Future of Wesleyan's DKE frat in hands of judge

The future of a fraternity at Wesleyan University will be in the hands of a judge Wednesday.

University officials are requiring the frat to admit women and provide housing for them, and frat members are accusing the school of discrimination.

There are just two fraternities and one sorority on campus, reports CBS News' Adriana Diaz. Only 4 percent of the student body participates in Greek life -- and that number could soon be smaller.

The university plans to shut down Delta Kappa Epsilon's frat house because it says members did not comply with a new school directive to include women.

"I think it's a really tragic loss for the campus, but also for my brothers," said the fraternity's vice president, Will Croughan.

The liberal arts school is forcing residential fraternities to go co-ed, after a string of sexual assault charges on campus. In September, Wesleyan President Michael Roth said that if fraternities wanted to keep their on-campus housing, they needed to start admitting women.

In a letter he wrote, "Women as well as men must be full members and well-represented in the body and leadership of the organization."

Later, the university relaxed its request asking that fraternity housing be open to females.

DKE is the only all-male fraternity left on a campus that prides itself on being progressive. Even some of the bathrooms say they're open to anyone regardless of gender identity or expression.

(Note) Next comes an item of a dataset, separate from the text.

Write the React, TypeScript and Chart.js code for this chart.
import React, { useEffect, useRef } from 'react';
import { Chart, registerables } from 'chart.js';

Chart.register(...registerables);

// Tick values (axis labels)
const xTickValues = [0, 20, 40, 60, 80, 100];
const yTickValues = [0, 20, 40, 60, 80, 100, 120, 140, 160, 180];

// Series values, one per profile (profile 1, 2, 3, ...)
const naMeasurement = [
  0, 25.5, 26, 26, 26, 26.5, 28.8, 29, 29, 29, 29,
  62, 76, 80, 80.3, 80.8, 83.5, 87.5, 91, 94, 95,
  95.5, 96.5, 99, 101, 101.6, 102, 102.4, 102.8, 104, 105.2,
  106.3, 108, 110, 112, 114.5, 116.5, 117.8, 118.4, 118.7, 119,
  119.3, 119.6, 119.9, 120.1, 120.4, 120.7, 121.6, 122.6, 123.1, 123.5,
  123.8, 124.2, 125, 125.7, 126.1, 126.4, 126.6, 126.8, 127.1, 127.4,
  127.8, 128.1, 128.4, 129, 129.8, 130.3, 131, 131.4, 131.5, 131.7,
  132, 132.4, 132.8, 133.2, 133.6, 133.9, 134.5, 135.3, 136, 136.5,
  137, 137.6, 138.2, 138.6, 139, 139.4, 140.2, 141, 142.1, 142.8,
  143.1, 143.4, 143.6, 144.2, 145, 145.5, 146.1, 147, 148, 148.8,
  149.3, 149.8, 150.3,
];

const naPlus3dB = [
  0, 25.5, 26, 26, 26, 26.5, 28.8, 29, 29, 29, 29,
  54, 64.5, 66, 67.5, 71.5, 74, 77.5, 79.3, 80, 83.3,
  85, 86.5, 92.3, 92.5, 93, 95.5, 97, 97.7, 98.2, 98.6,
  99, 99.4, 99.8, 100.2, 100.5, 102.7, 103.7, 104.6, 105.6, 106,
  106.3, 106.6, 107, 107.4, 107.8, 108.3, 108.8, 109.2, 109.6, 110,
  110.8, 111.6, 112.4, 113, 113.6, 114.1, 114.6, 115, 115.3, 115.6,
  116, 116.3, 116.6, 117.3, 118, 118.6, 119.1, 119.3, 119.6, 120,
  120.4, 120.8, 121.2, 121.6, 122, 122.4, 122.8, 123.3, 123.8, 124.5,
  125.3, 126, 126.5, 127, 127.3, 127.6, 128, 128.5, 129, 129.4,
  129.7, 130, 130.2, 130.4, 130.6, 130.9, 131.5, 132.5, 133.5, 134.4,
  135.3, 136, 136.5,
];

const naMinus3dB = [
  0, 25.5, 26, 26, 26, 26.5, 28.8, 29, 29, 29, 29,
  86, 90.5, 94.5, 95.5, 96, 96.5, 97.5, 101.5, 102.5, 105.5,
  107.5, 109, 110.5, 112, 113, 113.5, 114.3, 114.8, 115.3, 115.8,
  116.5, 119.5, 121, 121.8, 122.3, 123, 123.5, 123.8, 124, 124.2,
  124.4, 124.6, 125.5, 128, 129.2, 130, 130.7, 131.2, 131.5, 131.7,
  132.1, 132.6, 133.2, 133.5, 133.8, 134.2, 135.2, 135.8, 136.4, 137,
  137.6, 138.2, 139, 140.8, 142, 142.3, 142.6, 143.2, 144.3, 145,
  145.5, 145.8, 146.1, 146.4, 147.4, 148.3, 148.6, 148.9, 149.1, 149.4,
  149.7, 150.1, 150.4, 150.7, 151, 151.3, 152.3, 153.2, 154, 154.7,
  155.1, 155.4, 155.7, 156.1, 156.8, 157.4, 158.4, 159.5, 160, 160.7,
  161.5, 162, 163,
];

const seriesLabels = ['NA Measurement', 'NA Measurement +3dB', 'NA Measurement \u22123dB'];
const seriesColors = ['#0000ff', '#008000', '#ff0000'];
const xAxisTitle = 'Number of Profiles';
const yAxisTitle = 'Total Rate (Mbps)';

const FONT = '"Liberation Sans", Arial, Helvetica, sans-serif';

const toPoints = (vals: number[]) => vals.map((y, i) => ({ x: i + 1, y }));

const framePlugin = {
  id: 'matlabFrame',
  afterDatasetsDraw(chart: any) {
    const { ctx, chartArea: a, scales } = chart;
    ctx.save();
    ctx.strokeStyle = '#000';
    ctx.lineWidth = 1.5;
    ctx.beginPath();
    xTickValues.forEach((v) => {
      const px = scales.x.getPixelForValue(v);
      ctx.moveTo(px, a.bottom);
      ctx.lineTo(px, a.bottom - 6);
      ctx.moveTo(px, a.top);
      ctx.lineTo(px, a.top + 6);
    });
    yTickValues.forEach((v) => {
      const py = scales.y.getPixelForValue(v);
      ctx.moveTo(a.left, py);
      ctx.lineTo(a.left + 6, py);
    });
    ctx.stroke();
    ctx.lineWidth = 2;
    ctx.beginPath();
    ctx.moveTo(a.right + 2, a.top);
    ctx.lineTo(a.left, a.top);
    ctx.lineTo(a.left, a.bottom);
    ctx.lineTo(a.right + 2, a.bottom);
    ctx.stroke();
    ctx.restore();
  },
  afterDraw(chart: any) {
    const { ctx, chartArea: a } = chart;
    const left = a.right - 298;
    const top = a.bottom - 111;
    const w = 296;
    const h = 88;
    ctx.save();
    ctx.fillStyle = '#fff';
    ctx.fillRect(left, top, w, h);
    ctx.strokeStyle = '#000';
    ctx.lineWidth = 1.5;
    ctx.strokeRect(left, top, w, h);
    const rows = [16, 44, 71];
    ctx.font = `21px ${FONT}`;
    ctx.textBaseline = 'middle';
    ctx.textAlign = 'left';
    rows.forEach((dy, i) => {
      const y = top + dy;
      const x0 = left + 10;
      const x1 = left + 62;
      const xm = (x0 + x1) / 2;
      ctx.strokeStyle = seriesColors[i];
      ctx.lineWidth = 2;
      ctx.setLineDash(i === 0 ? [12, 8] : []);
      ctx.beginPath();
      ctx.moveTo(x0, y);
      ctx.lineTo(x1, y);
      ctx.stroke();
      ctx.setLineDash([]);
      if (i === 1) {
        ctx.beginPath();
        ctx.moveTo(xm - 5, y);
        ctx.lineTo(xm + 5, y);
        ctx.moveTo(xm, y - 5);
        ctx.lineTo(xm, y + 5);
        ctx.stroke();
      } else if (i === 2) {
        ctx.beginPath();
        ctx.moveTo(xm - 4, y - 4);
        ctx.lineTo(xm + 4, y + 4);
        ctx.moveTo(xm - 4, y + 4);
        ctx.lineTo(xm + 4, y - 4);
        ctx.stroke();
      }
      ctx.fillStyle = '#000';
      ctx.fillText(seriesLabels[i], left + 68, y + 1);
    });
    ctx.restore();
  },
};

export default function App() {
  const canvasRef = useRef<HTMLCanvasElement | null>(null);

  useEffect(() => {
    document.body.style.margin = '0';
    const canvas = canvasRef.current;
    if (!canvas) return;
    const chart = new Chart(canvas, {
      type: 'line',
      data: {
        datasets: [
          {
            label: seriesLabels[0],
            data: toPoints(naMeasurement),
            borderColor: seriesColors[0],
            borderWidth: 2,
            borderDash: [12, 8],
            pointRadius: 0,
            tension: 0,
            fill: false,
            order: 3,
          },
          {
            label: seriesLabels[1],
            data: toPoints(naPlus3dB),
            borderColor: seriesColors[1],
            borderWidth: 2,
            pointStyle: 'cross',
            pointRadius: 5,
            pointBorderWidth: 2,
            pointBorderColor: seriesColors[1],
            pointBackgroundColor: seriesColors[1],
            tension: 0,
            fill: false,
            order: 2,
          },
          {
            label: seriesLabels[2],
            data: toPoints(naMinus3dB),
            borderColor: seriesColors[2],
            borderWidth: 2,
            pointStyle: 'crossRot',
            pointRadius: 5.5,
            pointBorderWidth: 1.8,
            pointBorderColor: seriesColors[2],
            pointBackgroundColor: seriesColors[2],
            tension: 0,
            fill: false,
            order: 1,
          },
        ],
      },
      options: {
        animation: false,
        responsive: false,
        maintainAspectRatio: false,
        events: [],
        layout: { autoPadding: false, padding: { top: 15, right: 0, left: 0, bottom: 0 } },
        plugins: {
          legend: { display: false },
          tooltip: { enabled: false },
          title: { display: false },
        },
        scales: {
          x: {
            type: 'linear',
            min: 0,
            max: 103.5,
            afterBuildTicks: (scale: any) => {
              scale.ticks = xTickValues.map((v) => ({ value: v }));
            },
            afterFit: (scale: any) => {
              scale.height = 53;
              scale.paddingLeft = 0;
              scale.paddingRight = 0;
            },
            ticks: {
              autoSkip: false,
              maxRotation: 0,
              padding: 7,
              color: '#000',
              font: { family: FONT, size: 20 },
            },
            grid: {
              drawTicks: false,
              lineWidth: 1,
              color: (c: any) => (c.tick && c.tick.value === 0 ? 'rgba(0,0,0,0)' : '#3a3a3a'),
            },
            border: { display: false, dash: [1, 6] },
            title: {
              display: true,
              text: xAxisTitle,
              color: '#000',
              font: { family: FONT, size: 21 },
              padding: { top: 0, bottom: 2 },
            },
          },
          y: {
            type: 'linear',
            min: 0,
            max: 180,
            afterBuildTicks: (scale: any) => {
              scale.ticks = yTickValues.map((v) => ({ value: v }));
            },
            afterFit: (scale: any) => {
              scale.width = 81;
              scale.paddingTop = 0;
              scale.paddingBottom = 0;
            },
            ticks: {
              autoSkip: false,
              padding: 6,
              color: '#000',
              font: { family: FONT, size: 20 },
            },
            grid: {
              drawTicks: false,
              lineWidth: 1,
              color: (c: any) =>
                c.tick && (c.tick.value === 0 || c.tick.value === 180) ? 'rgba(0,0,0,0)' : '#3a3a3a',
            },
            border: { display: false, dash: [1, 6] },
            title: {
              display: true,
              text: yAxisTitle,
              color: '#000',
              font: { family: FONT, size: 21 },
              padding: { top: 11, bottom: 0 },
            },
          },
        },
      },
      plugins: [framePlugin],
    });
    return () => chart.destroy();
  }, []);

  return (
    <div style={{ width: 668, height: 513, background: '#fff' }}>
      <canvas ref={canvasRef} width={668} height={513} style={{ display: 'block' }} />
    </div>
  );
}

"We are the minority on a campus like this...A lot of us are blue collar guys, you know, we're on sports teams," Croughan said.

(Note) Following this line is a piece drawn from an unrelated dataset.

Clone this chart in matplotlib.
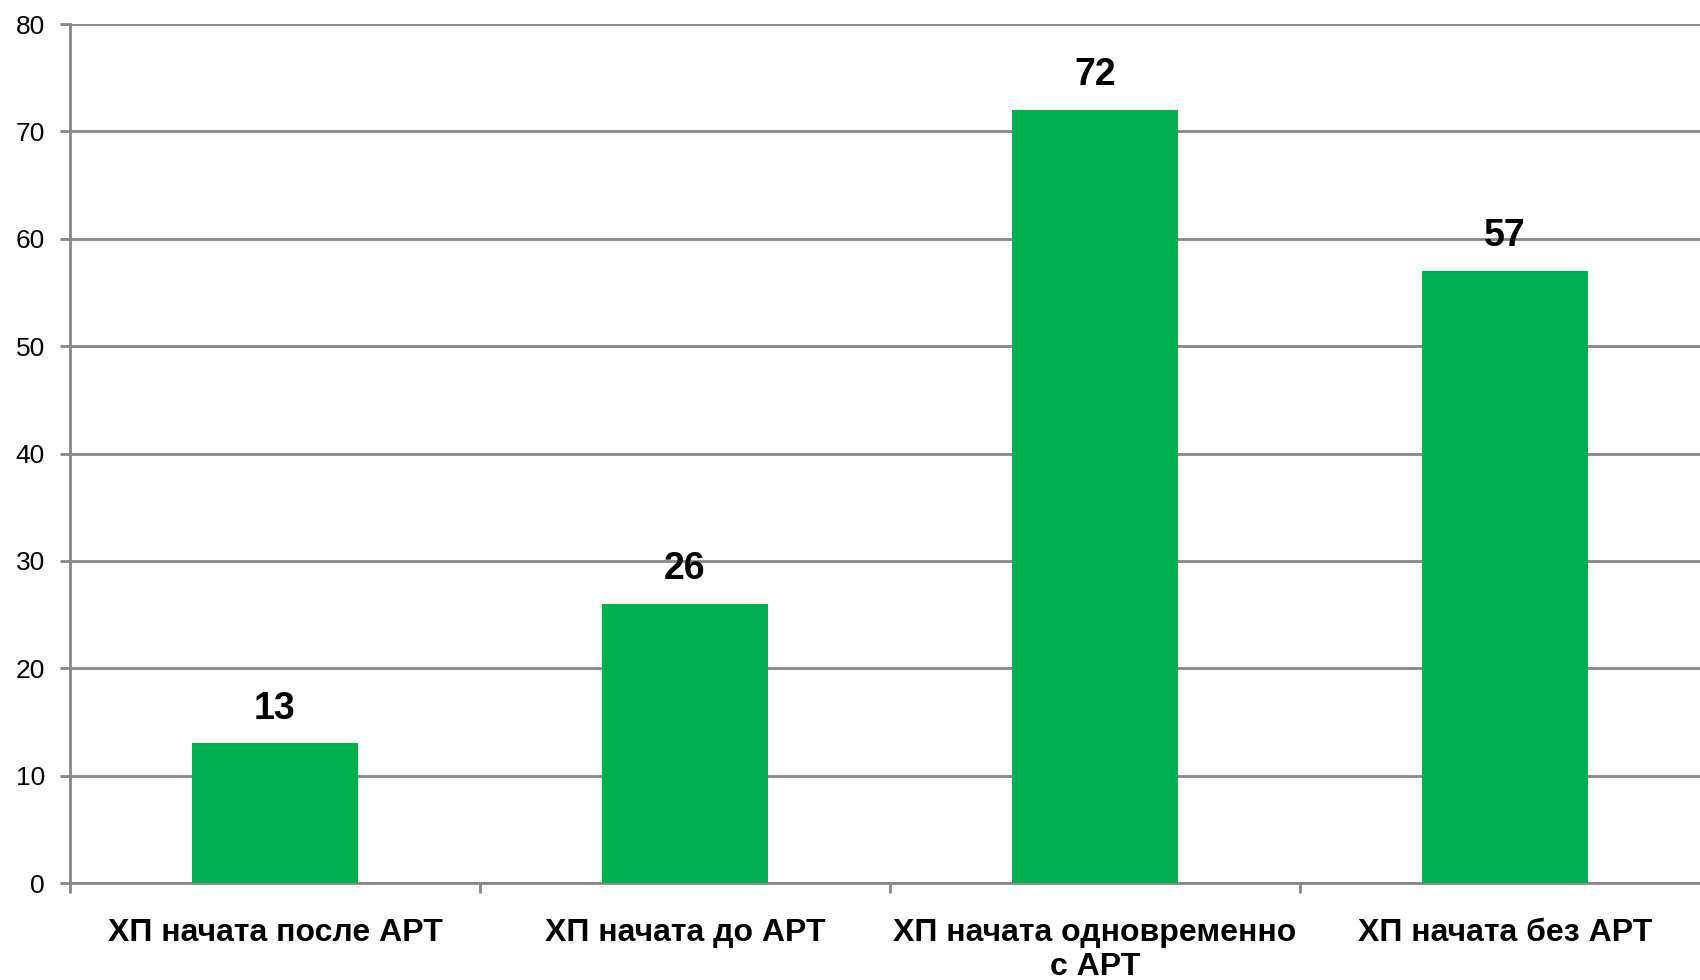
import matplotlib
matplotlib.use('Agg')
import matplotlib.pyplot as plt
from matplotlib.ticker import FixedLocator
import numpy as np

plt.rcParams['font.family'] = ['Liberation Sans', 'DejaVu Sans']

categories = ['ХП начата после АРТ', 'ХП начата до АРТ',
              'ХП начата одновременно\nс АРТ', 'ХП начата без АРТ']
values = [13, 26, 72, 57]
y_ticks = [0, 10, 20, 30, 40, 50, 60, 70, 80]

BAR_COLOR = '#00AF50'
GRID_COLOR = '#878787'

fig = plt.figure(figsize=(17, 9.8), dpi=100)
ax = fig.add_axes([70 / 1700, 97 / 980, 1640 / 1700, 859 / 980])

x = np.arange(len(categories))
ax.bar(x, values, width=0.405, color=BAR_COLOR, zorder=3)

for xi, v in zip(x, values):
    ax.annotate(str(v), (xi, v), xytext=(0, 12), textcoords='offset points',
                ha='center', va='bottom', fontsize=27, fontweight='bold',
                color='black', zorder=4)

ax.set_xlim(-0.5, len(categories) - 0.5)
ax.set_ylim(0, 80)
ax.set_yticks(y_ticks)
ax.set_yticklabels([str(t) for t in y_ticks], fontsize=19)

ax.set_xticks(x)
ax.set_xticklabels(categories, fontsize=23, fontweight='bold', linespacing=1.2)
ax.xaxis.set_minor_locator(FixedLocator(np.arange(-0.5, len(categories), 1.0)))
ax.tick_params(axis='x', which='major', length=0, pad=25)
ax.tick_params(axis='x', which='minor', length=7, width=2, color=GRID_COLOR,
               direction='out')
ax.tick_params(axis='y', length=7, width=2, color=GRID_COLOR, pad=11,
               direction='out')

ax.yaxis.grid(True, color=GRID_COLOR, linewidth=2, zorder=1)
ax.set_axisbelow(True)

for side in ('top', 'right'):
    ax.spines[side].set_visible(False)
for side in ('left', 'bottom'):
    ax.spines[side].set_color(GRID_COLOR)
    ax.spines[side].set_linewidth(2)

fig.savefig('out.png', dpi=100)
plt.close(fig)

"We're not advocating for like fraternities or for white men to not be able to hang out together," sophomore Abby Cunniff said. "We're just saying the structures of fraternities have a lot of resources."

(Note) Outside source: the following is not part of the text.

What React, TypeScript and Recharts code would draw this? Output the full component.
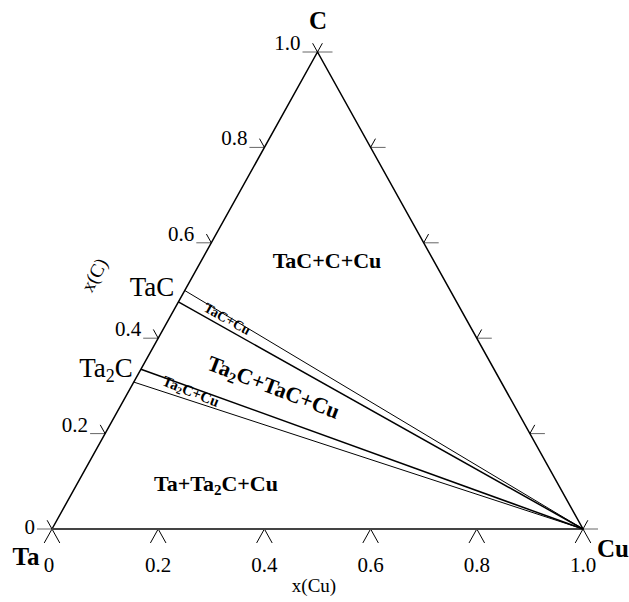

Resources the school wants available to all students.

Cunniff and senior Chloe Murtagh agree.

"Societally, I hope we're almost done with institutions that bar women," Murtagh said.

Cunniff said rooms for six female students has been offered to the university.

DKE began making plans for female residents, but Wesleyan said those plans lacked details and wouldn't be ready before the deadline. DKE's housing privileges for next year were revoked, and the fraternity sued, requesting a temporary injunction enabling it to stay open.

"I think it's kind of unfair that you can't have a house where you celebrate brotherhood," Croughan said.

He said he would go as far as to say the members of the fraternity are being discriminated.

"For the university to say, 'I'm sorry, all resources must be available to all people on campus,' that is not discriminatory, that is alleviating discrimination, that is reducing discrimination," Murtagh said.

"Title IX, which is the federal law governing gender equality on campus, specifically makes an exception for fraternities and sororities. It's a recognition that sort of living arrangement in and of itself isn't discriminatory," attorney Kathleen Eldergill who is representing the fraternity said.

There's also concern that women may not want to live in the frat house, Croughan said.

"Even a lot of the girls that we know ... they're like, 'Well, yeah, we'd love to live with you guys, hang out with you guys, but the bathrooms are gross,"' he said.

The school declined CBS News' request for an interview.

It will submit its final evidence in the case Wednesday.

A Connecticut judge now has 120 days to decide whether this chapter of the 170-year-old fraternity will see one more year.